Available data

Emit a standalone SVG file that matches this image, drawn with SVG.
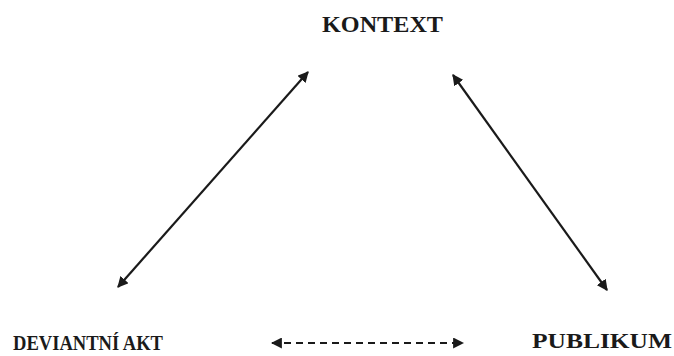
<svg xmlns="http://www.w3.org/2000/svg" width="674" height="356" viewBox="0 0 674 356">
<style>
.lbl{font-family:"Liberation Serif","Times New Roman",serif;font-weight:bold;fill:#1a1a1a}
.edge{stroke:#1a1a1a;stroke-width:2.2;fill:none}
.dash{stroke-dasharray:7 5}
</style>
<defs>
<marker id="ah" viewBox="0 0 10 10" refX="9" refY="5" markerWidth="5" markerHeight="5" orient="auto-start-reverse" markerUnits="strokeWidth">
<path d="M0,0 L10,5 L0,10 z" fill="#1a1a1a"/>
</marker>
</defs>
<rect width="674" height="356" fill="#fff"/>
<g id="connectors">
<line class="edge" x1="118" y1="287" x2="308" y2="72" marker-start="url(#ah)" marker-end="url(#ah)"/>
<line class="edge" x1="453" y1="75" x2="607" y2="290" marker-start="url(#ah)" marker-end="url(#ah)"/>
<line class="edge dash" x1="272" y1="343" x2="463" y2="343" marker-start="url(#ah)" marker-end="url(#ah)"/>
</g>
<g id="kontext"><text class="lbl" x="322" y="32" font-size="23" textLength="121" lengthAdjust="spacingAndGlyphs">KONTEXT</text></g>
<g id="deviantni-akt"><text class="lbl" x="13" y="350" font-size="22" textLength="150" lengthAdjust="spacingAndGlyphs">DEVIANTNÍ AKT</text></g>
<g id="publikum"><text class="lbl" x="532" y="348" font-size="21" textLength="140" lengthAdjust="spacingAndGlyphs">PUBLIKUM</text></g>
</svg>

What you have to do
Reproduce the material above in full, exactly, with no images.

Exercise solution
Emit a standalone SVG file that matches this image, drawn with SVG.
<svg xmlns="http://www.w3.org/2000/svg" width="674" height="356" viewBox="0 0 674 356">
<style>
.lbl{font-family:"Liberation Serif","Times New Roman",serif;font-weight:bold;fill:#1a1a1a}
.edge{stroke:#1a1a1a;stroke-width:2.2;fill:none}
.dash{stroke-dasharray:7 5}
</style>
<defs>
<marker id="ah" viewBox="0 0 10 10" refX="9" refY="5" markerWidth="5" markerHeight="5" orient="auto-start-reverse" markerUnits="strokeWidth">
<path d="M0,0 L10,5 L0,10 z" fill="#1a1a1a"/>
</marker>
</defs>
<rect width="674" height="356" fill="#fff"/>
<g id="connectors">
<line class="edge" x1="118" y1="287" x2="308" y2="72" marker-start="url(#ah)" marker-end="url(#ah)"/>
<line class="edge" x1="453" y1="75" x2="607" y2="290" marker-start="url(#ah)" marker-end="url(#ah)"/>
<line class="edge dash" x1="272" y1="343" x2="463" y2="343" marker-start="url(#ah)" marker-end="url(#ah)"/>
</g>
<g id="kontext"><text class="lbl" x="322" y="32" font-size="23" textLength="121" lengthAdjust="spacingAndGlyphs">KONTEXT</text></g>
<g id="deviantni-akt"><text class="lbl" x="13" y="350" font-size="22" textLength="150" lengthAdjust="spacingAndGlyphs">DEVIANTNÍ AKT</text></g>
<g id="publikum"><text class="lbl" x="532" y="348" font-size="21" textLength="140" lengthAdjust="spacingAndGlyphs">PUBLIKUM</text></g>
</svg>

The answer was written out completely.